Both boundary lines count: repeat, exactly and alone, the lines from the one containing "Generate a Python" to the one containing "plt.rcParams['mathtext.rm'] = 'Liberation", with pictures left out.

----

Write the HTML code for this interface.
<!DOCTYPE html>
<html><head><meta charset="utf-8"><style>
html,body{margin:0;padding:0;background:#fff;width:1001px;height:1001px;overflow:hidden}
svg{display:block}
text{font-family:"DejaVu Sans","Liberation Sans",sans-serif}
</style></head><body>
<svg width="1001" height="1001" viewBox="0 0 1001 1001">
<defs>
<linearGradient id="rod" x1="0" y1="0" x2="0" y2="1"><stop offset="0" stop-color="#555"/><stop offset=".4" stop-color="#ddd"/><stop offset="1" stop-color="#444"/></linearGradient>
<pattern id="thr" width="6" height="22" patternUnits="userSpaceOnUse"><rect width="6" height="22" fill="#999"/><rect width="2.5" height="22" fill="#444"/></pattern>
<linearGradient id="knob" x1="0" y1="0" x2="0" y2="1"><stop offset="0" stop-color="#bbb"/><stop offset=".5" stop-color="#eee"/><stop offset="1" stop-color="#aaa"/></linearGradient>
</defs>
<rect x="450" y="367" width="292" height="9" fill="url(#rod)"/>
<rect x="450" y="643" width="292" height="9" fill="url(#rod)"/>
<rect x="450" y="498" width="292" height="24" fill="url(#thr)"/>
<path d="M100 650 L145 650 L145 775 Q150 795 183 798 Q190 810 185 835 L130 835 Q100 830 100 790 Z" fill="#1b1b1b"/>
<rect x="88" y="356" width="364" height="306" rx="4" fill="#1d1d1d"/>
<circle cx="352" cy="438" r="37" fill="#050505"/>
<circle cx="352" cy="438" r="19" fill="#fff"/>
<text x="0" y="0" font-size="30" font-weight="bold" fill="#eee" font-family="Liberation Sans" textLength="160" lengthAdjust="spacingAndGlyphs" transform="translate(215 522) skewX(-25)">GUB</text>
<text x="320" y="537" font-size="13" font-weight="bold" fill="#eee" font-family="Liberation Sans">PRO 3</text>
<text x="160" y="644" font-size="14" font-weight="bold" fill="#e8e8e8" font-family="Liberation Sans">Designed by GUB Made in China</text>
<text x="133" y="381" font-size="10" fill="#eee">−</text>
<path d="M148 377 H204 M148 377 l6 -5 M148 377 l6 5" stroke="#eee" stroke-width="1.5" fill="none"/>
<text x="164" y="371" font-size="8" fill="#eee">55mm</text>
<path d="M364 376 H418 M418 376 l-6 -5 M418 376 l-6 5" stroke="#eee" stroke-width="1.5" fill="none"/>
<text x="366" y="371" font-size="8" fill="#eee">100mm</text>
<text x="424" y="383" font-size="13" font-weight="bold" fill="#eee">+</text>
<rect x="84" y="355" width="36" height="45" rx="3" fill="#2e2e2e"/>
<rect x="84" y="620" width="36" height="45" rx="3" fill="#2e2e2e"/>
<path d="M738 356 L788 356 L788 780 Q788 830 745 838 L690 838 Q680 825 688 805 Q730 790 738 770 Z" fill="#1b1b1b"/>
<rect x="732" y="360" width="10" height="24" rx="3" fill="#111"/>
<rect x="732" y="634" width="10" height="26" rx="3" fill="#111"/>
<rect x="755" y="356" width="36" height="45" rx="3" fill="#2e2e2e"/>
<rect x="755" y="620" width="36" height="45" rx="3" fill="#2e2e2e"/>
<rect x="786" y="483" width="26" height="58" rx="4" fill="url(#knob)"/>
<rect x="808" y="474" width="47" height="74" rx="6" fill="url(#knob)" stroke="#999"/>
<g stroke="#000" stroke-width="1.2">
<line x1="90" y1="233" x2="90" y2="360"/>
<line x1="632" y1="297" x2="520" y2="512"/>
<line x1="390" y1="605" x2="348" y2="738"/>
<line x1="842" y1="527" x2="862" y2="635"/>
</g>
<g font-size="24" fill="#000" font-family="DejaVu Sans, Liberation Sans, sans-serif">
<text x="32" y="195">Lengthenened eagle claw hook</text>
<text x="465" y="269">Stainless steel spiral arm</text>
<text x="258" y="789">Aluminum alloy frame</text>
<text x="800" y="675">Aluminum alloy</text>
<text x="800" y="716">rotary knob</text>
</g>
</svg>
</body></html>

----

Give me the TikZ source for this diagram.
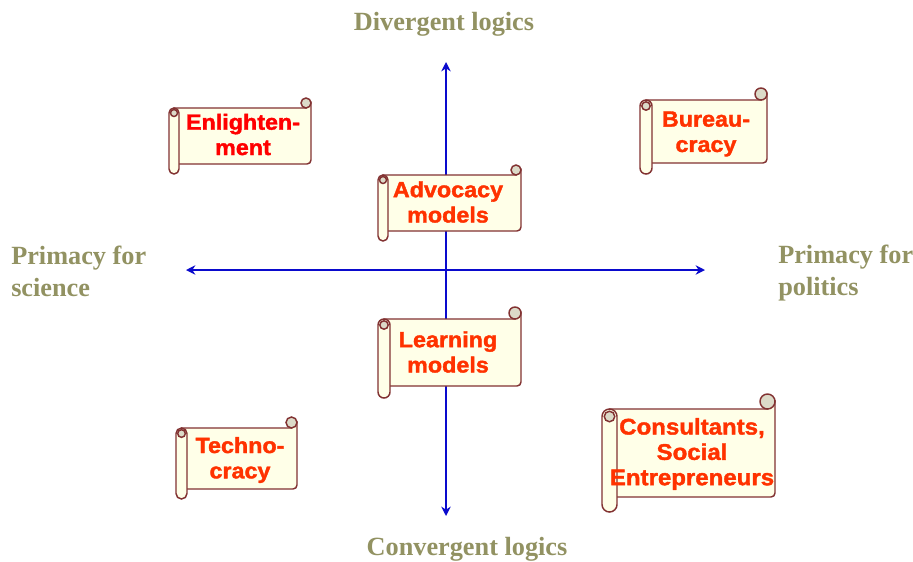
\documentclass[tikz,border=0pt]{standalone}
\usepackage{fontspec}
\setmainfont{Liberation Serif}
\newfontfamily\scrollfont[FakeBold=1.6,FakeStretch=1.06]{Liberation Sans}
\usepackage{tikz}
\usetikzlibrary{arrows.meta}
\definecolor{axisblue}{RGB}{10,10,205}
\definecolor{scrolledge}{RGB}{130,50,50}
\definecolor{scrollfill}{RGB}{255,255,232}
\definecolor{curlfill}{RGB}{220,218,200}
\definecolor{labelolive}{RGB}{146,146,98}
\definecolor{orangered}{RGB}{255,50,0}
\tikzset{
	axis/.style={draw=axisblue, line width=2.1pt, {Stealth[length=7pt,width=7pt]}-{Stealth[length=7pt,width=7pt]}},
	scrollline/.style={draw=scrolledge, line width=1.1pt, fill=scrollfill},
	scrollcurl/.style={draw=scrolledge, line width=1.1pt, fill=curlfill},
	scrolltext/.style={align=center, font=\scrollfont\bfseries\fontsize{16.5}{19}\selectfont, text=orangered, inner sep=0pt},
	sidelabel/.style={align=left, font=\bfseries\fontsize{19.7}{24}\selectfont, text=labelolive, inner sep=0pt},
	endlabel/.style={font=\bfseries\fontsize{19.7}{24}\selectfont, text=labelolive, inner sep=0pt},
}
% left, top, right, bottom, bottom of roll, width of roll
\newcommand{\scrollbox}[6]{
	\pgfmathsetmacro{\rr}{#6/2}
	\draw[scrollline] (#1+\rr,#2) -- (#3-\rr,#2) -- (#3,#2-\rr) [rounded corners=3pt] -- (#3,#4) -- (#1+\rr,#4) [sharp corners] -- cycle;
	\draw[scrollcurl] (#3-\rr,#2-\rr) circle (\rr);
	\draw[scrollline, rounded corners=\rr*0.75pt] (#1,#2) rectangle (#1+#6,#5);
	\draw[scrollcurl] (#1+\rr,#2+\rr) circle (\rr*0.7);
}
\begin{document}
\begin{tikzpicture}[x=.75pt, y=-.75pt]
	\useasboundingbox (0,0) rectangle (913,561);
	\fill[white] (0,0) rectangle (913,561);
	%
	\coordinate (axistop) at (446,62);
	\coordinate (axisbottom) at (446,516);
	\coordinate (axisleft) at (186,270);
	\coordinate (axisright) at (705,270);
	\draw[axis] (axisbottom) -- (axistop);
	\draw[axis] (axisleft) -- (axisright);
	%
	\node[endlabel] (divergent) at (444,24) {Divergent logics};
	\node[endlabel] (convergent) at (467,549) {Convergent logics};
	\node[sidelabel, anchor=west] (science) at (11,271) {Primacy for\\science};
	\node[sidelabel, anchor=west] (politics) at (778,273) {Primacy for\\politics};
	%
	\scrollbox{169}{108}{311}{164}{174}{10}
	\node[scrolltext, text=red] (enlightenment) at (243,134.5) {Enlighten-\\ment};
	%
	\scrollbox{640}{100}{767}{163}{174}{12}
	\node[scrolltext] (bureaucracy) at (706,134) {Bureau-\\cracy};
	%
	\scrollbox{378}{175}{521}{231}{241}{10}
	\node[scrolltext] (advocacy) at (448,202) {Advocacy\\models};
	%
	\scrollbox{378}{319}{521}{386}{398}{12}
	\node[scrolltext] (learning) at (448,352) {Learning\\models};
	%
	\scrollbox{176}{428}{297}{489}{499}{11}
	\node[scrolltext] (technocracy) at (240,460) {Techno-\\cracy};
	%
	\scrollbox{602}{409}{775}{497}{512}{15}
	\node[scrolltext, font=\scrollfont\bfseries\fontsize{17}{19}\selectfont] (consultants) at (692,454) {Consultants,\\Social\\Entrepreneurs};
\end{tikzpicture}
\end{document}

----

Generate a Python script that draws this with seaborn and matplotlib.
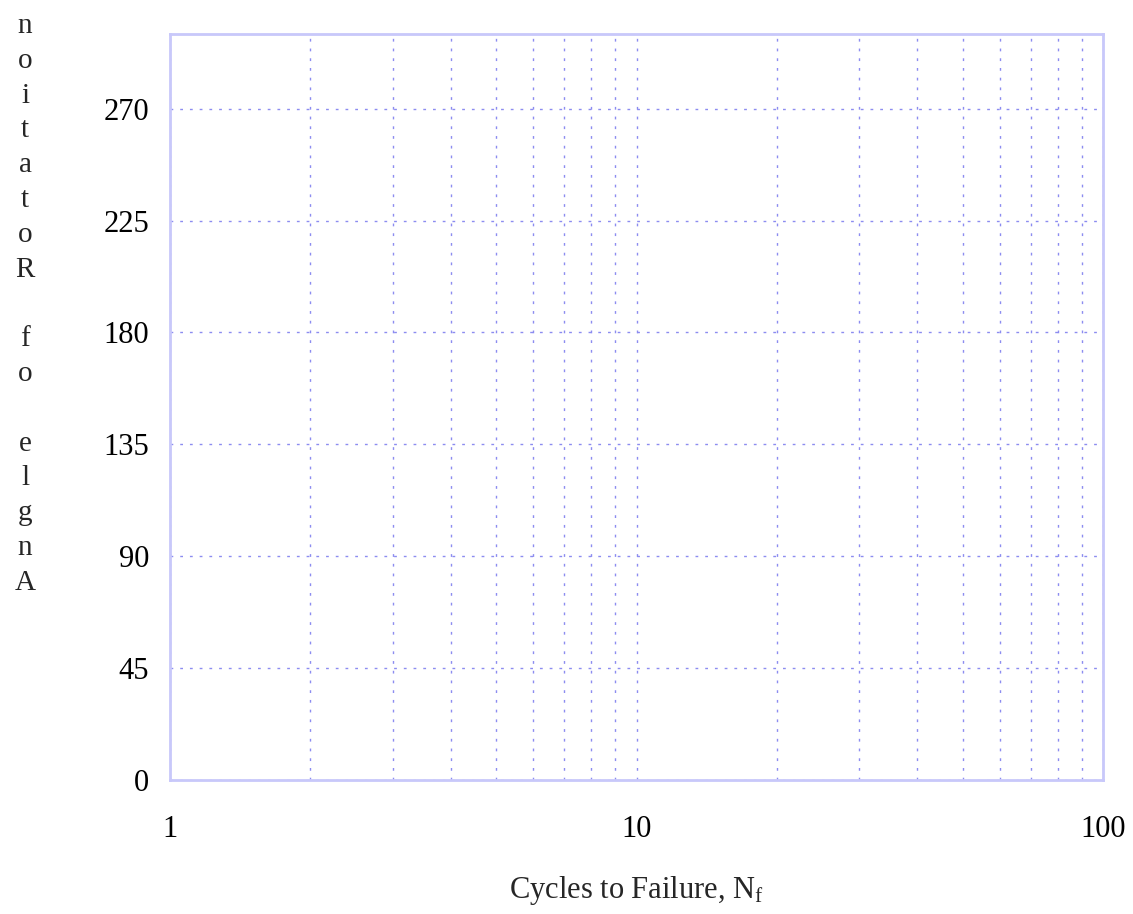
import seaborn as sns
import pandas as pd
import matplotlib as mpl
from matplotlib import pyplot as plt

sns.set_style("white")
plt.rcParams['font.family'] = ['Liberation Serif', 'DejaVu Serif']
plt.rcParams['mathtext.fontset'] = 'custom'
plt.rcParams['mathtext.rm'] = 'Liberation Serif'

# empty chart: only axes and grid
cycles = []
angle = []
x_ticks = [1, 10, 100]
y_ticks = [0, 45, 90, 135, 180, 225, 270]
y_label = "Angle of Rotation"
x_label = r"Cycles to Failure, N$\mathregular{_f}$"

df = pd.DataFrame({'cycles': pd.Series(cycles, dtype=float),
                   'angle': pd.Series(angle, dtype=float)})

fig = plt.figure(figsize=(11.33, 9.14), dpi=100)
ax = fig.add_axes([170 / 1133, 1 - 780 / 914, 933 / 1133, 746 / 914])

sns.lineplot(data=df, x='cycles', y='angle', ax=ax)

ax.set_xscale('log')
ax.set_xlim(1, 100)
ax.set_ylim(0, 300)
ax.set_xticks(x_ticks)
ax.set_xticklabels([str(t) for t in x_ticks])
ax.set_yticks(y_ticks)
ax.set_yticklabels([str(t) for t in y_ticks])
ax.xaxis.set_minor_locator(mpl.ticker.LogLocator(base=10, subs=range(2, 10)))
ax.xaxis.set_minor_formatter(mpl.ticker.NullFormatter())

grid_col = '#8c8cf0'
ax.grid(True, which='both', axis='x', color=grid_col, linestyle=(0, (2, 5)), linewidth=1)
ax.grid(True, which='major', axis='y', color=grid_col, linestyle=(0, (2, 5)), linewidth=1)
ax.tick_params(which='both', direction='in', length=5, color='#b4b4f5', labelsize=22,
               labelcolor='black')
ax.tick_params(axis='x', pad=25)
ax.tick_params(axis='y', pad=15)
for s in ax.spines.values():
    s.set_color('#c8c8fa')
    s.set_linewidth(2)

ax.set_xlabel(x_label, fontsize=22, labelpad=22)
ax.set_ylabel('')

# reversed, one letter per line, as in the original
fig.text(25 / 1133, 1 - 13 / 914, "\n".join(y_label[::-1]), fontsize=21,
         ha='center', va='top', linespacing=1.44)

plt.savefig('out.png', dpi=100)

----

Response to this task.
Generate a Python script that draws this with seaborn and matplotlib.
import seaborn as sns
import pandas as pd
import matplotlib as mpl
from matplotlib import pyplot as plt

sns.set_style("white")
plt.rcParams['font.family'] = ['Liberation Serif', 'DejaVu Serif']
plt.rcParams['mathtext.fontset'] = 'custom'
plt.rcParams['mathtext.rm'] = 'Liberation Serif'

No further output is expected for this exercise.